Who would Jesus tax?


GOP aims to make an example of Alabama governor who advocates fair tax system like Jesus would support.

There's no other state where a family of three or four pays tax on income of as little as $4,600 a year. Last year the lowest-earning one-fifth of Alabama taxpayers paid 10.3 percent of their incomes in state and local levies. But the richest 1 percent paid just 3.7 percent.

Enter Alabama's Republican Gov. Bob Riley, a staunchly conservative former congressman of the Newt Gingrich school who hosts Bible classes at the state Capitol in Montgomery. Confronted with a $675 million budget deficit, Riley revolted.
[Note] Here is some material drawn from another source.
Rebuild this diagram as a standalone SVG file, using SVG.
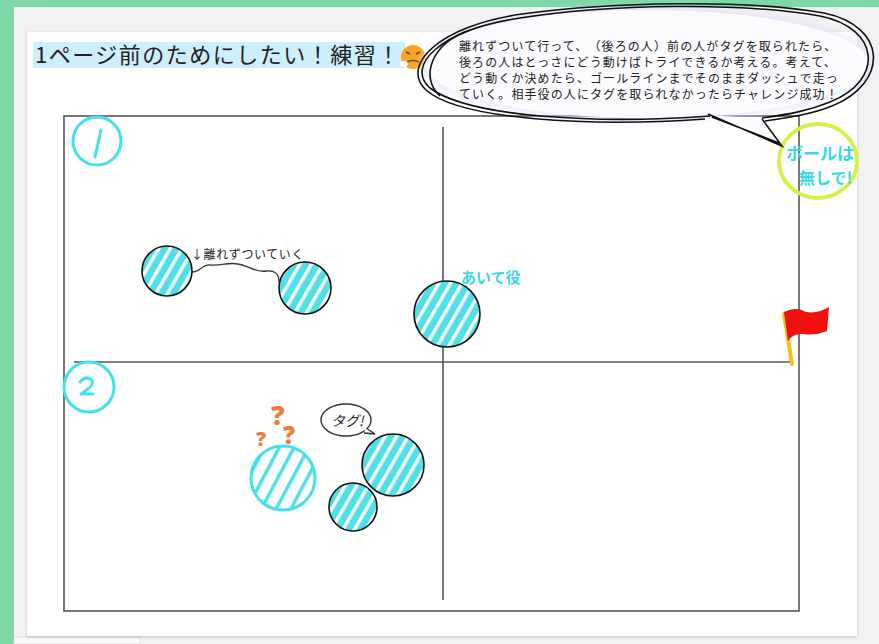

Cutting that deeply, he feared, would trigger a "catastrophic failure of government" in a state already in the national cellar of per-capita spending for education and other basic services.

"I've spent a lot of time reading the New Testament," said Riley, "and it has three philosophies: Love God, love each other, and take care of the least among you. It is immoral to charge somebody making $5,000 a year an income tax."

Under Riley's proposal, just the top third of income earners, plus corporations and large farm and timber operations, would pay more taxes. The state's lowest-in-the-nation property taxes would rise moderately. Alabama would rise from 50th to 44th in total state and local per-capita taxes.

Alabama's mainstream religious denominations are backing Riley. Eight former presidents of the Alabama Baptist State Convention recently declared his plan will end unfair taxation, "bringing relief and justice to the poor who are our neighbors." Many mainstream business groups, including insurance, utility, banking and consumer-product firms, back the measure as a way to boost education and sharpen work-force skills.

Grover Norquist, president of Americans for Tax Reform, wants "to make Riley the poster child for Republicans who go bad. I want every conservative Republican elected official in the United States to watch Bob Riley lose and learn from it."